The permanent installation is intended to acknowledge the cultural diversity and heritage of the Armenian population of Los Angeles—one of the nation’s largest—and serve as a nod to the contributions the Armenian community has made to the city of LA.

“We are on track to create a cultural landmark that will serve as a point of pride for the Little Armenia community,” said Los Angeles City Councilmember Mitch O’Farrell.

The artwork will go up on a little patch of land where Hollywood Boulevard and Van Ness Avenue meet, right next to the 101 Freeway.
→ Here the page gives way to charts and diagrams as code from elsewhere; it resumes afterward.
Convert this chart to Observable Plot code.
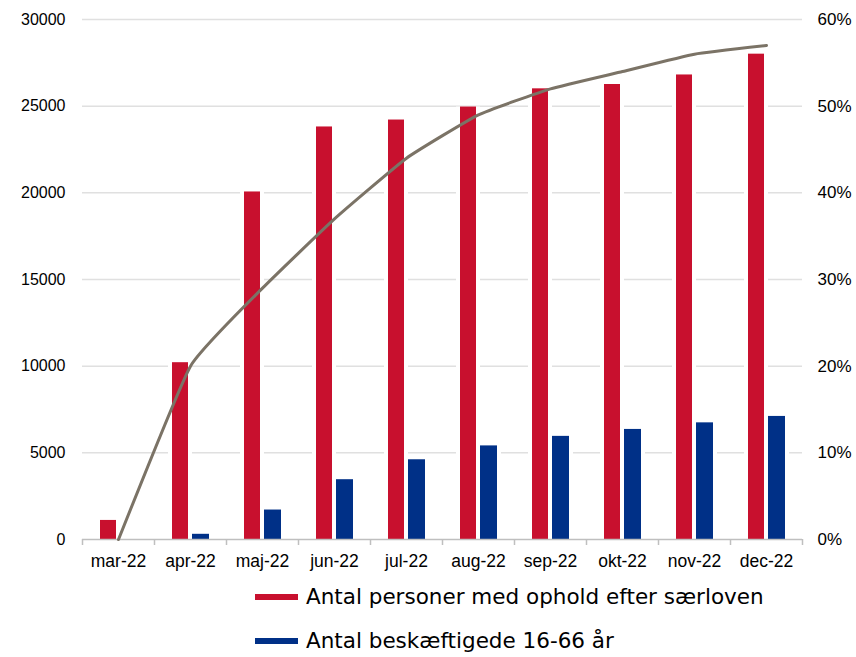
<!DOCTYPE html>
<html>
<head>
<meta charset="utf-8">
<script src="https://cdn.jsdelivr.net/npm/d3@7"></script>
<script src="https://cdn.jsdelivr.net/npm/@observablehq/plot@0.6"></script>
<style>
  body { margin: 0; background: #fff; width: 856px; height: 657px; overflow: hidden; }
  #chart svg { display: block; }
  .legend { position: absolute; left: 255px; font-family: "DejaVu Sans", Verdana, sans-serif; font-size: 21.5px; color: #000; display: flex; align-items: center; line-height: 1; }
  .legend .sw { width: 43px; height: 6px; margin-right: 8px; }
</style>
</head>
<body>
<div id="chart"></div>
<div class="legend" style="top:586px"><div class="sw" style="background:#c8102e"></div>Antal personer med ophold efter særloven</div>
<div class="legend" style="top:630px"><div class="sw" style="background:#003087"></div>Antal beskæftigede 16-66 år</div>
<script>
const months = ["mar-22","apr-22","maj-22","jun-22","jul-22","aug-22","sep-22","okt-22","nov-22","dec-22"];
const persons = [1100, 10200, 20050, 23800, 24200, 24950, 26000, 26250, 26800, 28000];
const employed = [0, 300, 1700, 3450, 4600, 5400, 5950, 6350, 6730, 7100];
const sharePct = [0, 20, 29, 37, 44, 49, 52, 54, 56, 57];
const leftTicks = [0, 5000, 10000, 15000, 20000, 25000, 30000];
const rightTicks = [0, 10, 20, 30, 40, 50, 60];

const red = "#c8102e", blue = "#003087", lineColor = "#7b7366";
const PCT_TO_Y = 30000 / 60;

const data = months.map((m, i) => ({month: m, persons: persons[i], employed: employed[i], share: sharePct[i]}));

const font = "'Liberation Sans', Arial, sans-serif";

const chart = Plot.plot({
  width: 856,
  height: 580,
  marginTop: 19,
  marginBottom: 41,
  marginLeft: 82,
  marginRight: 54,
  style: {fontFamily: font, fontSize: "16px", color: "#000", background: "#fff"},
  x: {domain: months, type: "band", padding: 0},
  y: {domain: [0, 30000]},
  marks: [
    Plot.ruleY(leftTicks.filter(d => d > 0), {stroke: "#e0e0e0", strokeWidth: 1.5}),
    Plot.barY(data, {x: "month", y: "persons", fill: "#fff", insetLeft: 14, insetRight: 34}),
    Plot.barY(data, {x: "month", y: "employed", fill: "#fff", insetLeft: 34, insetRight: 13}),
    Plot.barY(data, {x: "month", y: "persons", fill: red, insetLeft: 18, insetRight: 38}),
    Plot.barY(data, {x: "month", y: "employed", fill: blue, insetLeft: 38, insetRight: 17}),
    Plot.ruleY([0], {stroke: "#bfbfbf", strokeWidth: 1.5}),
    Plot.ruleX(months, {x: d => d, dx: -36, y1: 0, y2: 0, insetBottom: -6, stroke: "#bfbfbf", strokeWidth: 1.5}),
    Plot.ruleX([months[months.length - 1]], {x: d => d, dx: 36, y1: 0, y2: 0, insetBottom: -6, stroke: "#bfbfbf", strokeWidth: 1.5}),
    Plot.line(data, {x: "month", y: d => d.share * PCT_TO_Y, stroke: lineColor, strokeWidth: 3, curve: "cardinal", tension: 0.6}),
    Plot.axisX({tickSize: 0, tickPadding: 15, fontSize: 17.5, label: null}),
    Plot.axisY({anchor: "left", ticks: leftTicks, tickSize: 0, tickPadding: 17, fontSize: 16, label: null, tickFormat: d => String(d)}),
    Plot.axisY({anchor: "right", ticks: rightTicks.map(p => p * PCT_TO_Y), tickSize: 0, tickPadding: 15, fontSize: 17, label: null, tickFormat: d => (d / PCT_TO_Y) + "%"})
  ]
});
document.getElementById("chart").appendChild(chart);
</script>
</body>
</html>
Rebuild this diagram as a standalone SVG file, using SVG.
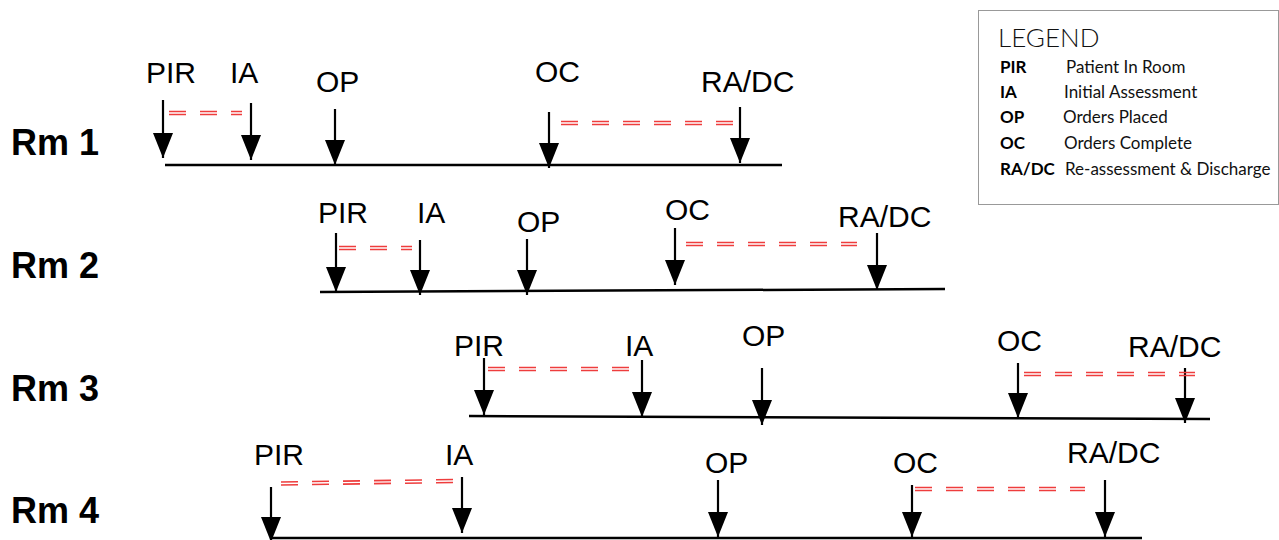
<svg xmlns="http://www.w3.org/2000/svg" width="1279" height="540" viewBox="0 0 1279 540">
<style>
.lbl{font-family:"Liberation Sans",Arial,sans-serif;font-size:30px;fill:#000}
.rm{font-family:"Liberation Sans",Arial,sans-serif;font-size:36px;font-weight:bold;fill:#000}
.base{stroke:#000;stroke-width:2.5;fill:none}
.arr{stroke:#000;stroke-width:2.2;fill:none;marker-end:url(#head)}
.red{stroke:#ee3d3d;stroke-width:1.6;stroke-dasharray:17 14;fill:none}
.lg{font-family:Lato,"Open Sans",sans-serif;font-size:17px;fill:#111}
.lgb{font-family:Lato,"Open Sans",sans-serif;font-size:17px;font-weight:bold;fill:#000}
</style>
<defs>
<marker id="head" markerUnits="userSpaceOnUse" markerWidth="22" markerHeight="26" refX="10" refY="25" orient="0" overflow="visible">
<path d="M0,0 L20,0 L10,25 Z" fill="#000"/>
</marker>
</defs>
<rect width="1279" height="540" fill="#fff"/>

<g id="legend">
<rect x="978.5" y="10.5" width="300" height="194" fill="#fff" stroke="#999" stroke-width="1"/>
<text x="998" y="47" font-family="Lato,'Open Sans',sans-serif" font-size="26" font-weight="300" fill="#111">LEGEND</text>
<text class="lgb" x="1000" y="73">PIR</text><text class="lg" x="1066" y="73">Patient In Room</text>
<text class="lgb" x="1000" y="98">IA</text><text class="lg" x="1064" y="98">Initial Assessment</text>
<text class="lgb" x="1000" y="123">OP</text><text class="lg" x="1063" y="123">Orders Placed</text>
<text class="lgb" x="1000" y="149">OC</text><text class="lg" x="1064" y="149">Orders Complete</text>
<text class="lgb" x="1000" y="175">RA/DC</text><text class="lg" x="1065" y="175">Re-assessment &amp; Discharge</text>
</g>

<g id="rm1">
<text class="rm" x="11" y="155">Rm 1</text>
<line class="base" x1="165" y1="165" x2="782" y2="165"/>
<text class="lbl" x="146" y="83">PIR</text>
<text class="lbl" x="230" y="83">IA</text>
<text class="lbl" x="316" y="92">OP</text>
<text class="lbl" x="535" y="82">OC</text>
<text class="lbl" x="701" y="92">RA/DC</text>
</g>
<g id="rm2">
<text class="rm" x="11" y="278">Rm 2</text>
<line class="base" x1="320" y1="292" x2="945" y2="289"/>
<text class="lbl" x="318" y="223">PIR</text>
<text class="lbl" x="417" y="223">IA</text>
<text class="lbl" x="517" y="232">OP</text>
<text class="lbl" x="665" y="220">OC</text>
<text class="lbl" x="838" y="227">RA/DC</text>
</g>
<g id="rm3">
<text class="rm" x="11" y="401">Rm 3</text>
<line class="base" x1="469" y1="416" x2="1210" y2="419"/>
<text class="lbl" x="454" y="356">PIR</text>
<text class="lbl" x="625" y="356">IA</text>
<text class="lbl" x="742" y="346">OP</text>
<text class="lbl" x="997" y="351">OC</text>
<text class="lbl" x="1128" y="357">RA/DC</text>
</g>
<g id="rm4">
<text class="rm" x="11" y="523">Rm 4</text>
<line class="base" x1="271" y1="538" x2="1142" y2="538"/>
<text class="lbl" x="254" y="465">PIR</text>
<text class="lbl" x="445" y="465">IA</text>
<text class="lbl" x="705" y="473">OP</text>
<text class="lbl" x="893" y="473">OC</text>
<text class="lbl" x="1067" y="463">RA/DC</text>
</g>

<g id="connectors">
<line class="arr" x1="163" y1="100" x2="163" y2="158"/>
<line class="arr" x1="251" y1="103" x2="251" y2="160"/>
<line class="arr" x1="335" y1="109" x2="335" y2="165"/>
<line class="arr" x1="549" y1="112" x2="549" y2="168"/>
<line class="arr" x1="740" y1="107" x2="740" y2="163"/>

<line class="arr" x1="336" y1="233" x2="336" y2="292"/>
<line class="arr" x1="420" y1="240" x2="420" y2="295"/>
<line class="arr" x1="527" y1="239" x2="527" y2="295"/>
<line class="arr" x1="675" y1="228" x2="675" y2="285"/>
<line class="arr" x1="877" y1="233" x2="877" y2="290"/>

<line class="arr" x1="484" y1="358" x2="484" y2="415"/>
<line class="arr" x1="642" y1="360" x2="642" y2="417"/>
<line class="arr" x1="762" y1="368" x2="762" y2="425"/>
<line class="arr" x1="1018" y1="363" x2="1018" y2="418"/>
<line class="arr" x1="1185" y1="368" x2="1185" y2="423"/>

<line class="arr" x1="271" y1="487" x2="271" y2="542"/>
<line class="arr" x1="462" y1="477" x2="462" y2="533"/>
<line class="arr" x1="718" y1="480" x2="718" y2="537"/>
<line class="arr" x1="912" y1="485" x2="912" y2="537"/>
<line class="arr" x1="1105" y1="480" x2="1105" y2="537"/>

<line class="red" x1="169" y1="111.5" x2="242" y2="111.5"/><line class="red" x1="169" y1="114.5" x2="242" y2="114.5"/>
<line class="red" x1="561" y1="121.5" x2="733" y2="121.5"/><line class="red" x1="561" y1="124.5" x2="733" y2="124.5"/>
<line class="red" x1="339" y1="246.5" x2="412" y2="246.5"/><line class="red" x1="339" y1="249.5" x2="412" y2="249.5"/>
<line class="red" x1="686" y1="242.5" x2="857" y2="242.5"/><line class="red" x1="686" y1="245.5" x2="857" y2="245.5"/>
<line class="red" x1="488" y1="367.5" x2="630" y2="367.5"/><line class="red" x1="488" y1="370.5" x2="630" y2="370.5"/>
<line class="red" x1="1024" y1="372.5" x2="1195" y2="372.5"/><line class="red" x1="1024" y1="375.5" x2="1195" y2="375.5"/>
<line class="red" x1="281" y1="482" x2="454" y2="479.5"/><line class="red" x1="281" y1="485" x2="454" y2="482.5"/>
<line class="red" x1="915" y1="487.5" x2="1085" y2="487.5"/><line class="red" x1="915" y1="490.5" x2="1085" y2="490.5"/>
</g>
</svg>
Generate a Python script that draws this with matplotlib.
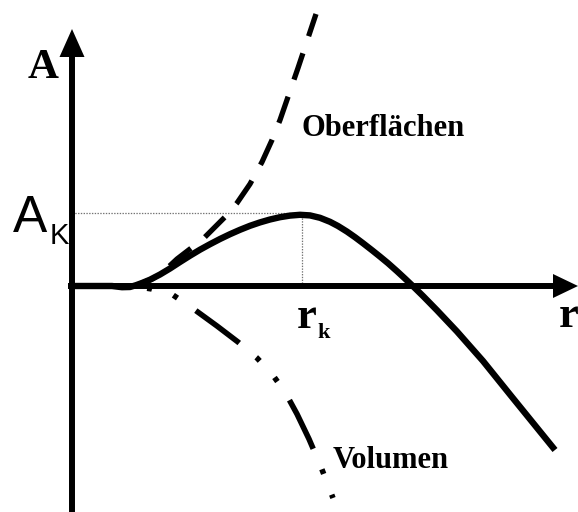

Proposed art pieces from the five finalist are below, but the designs will also be on display for a final review at a community meeting from 10 a.m. to noon Saturday, March 25 at the Hollywood Banquet Hall at 5214 Sunset Boulevard.

Darpas & Karas

Artists Vladimir Atanian, Gor Atanian, and Armen Kazanchyan’s piece will incorporate the “darpas” (gateway) and the “karas” (amphora) as reflections of Armenian culture and community. The piece will feature handmade tiles and red limestone.

 Atanian Art Center and Gor Atanian

The Western Gate to the City of…

Artist Ilan Averbuch’s steel and granite sculptural installation is intended to mimic “a gateway from the fortified walls of an ancient Armenian city.”

  Ilan Averbuch

Amennurr

Cliff Garten, whose “Lotus” sits at Vermont and Wilshire, evokes community and shared experience with his pomegranate-inspired stainless steel piece.

  Cliff Garten Studio

To be is to belong: There is only the Earth…

Narineh Mirzaeian & Heather Roberge employ aluminum panels and carved tuff stone to draw on the theme of belonging. Their piece extends “a promise of belonging” not just to Armenians, but to all Angelenos.

  Narineh Mirzaeian & Heather Roberge

Իմ սիրտը (My Heart)

Heath Satow uses steel and concrete in his piece, which integrates the image of a pomegranate seed, words and phrases in Armenian, and the Armenians symbol for eternity.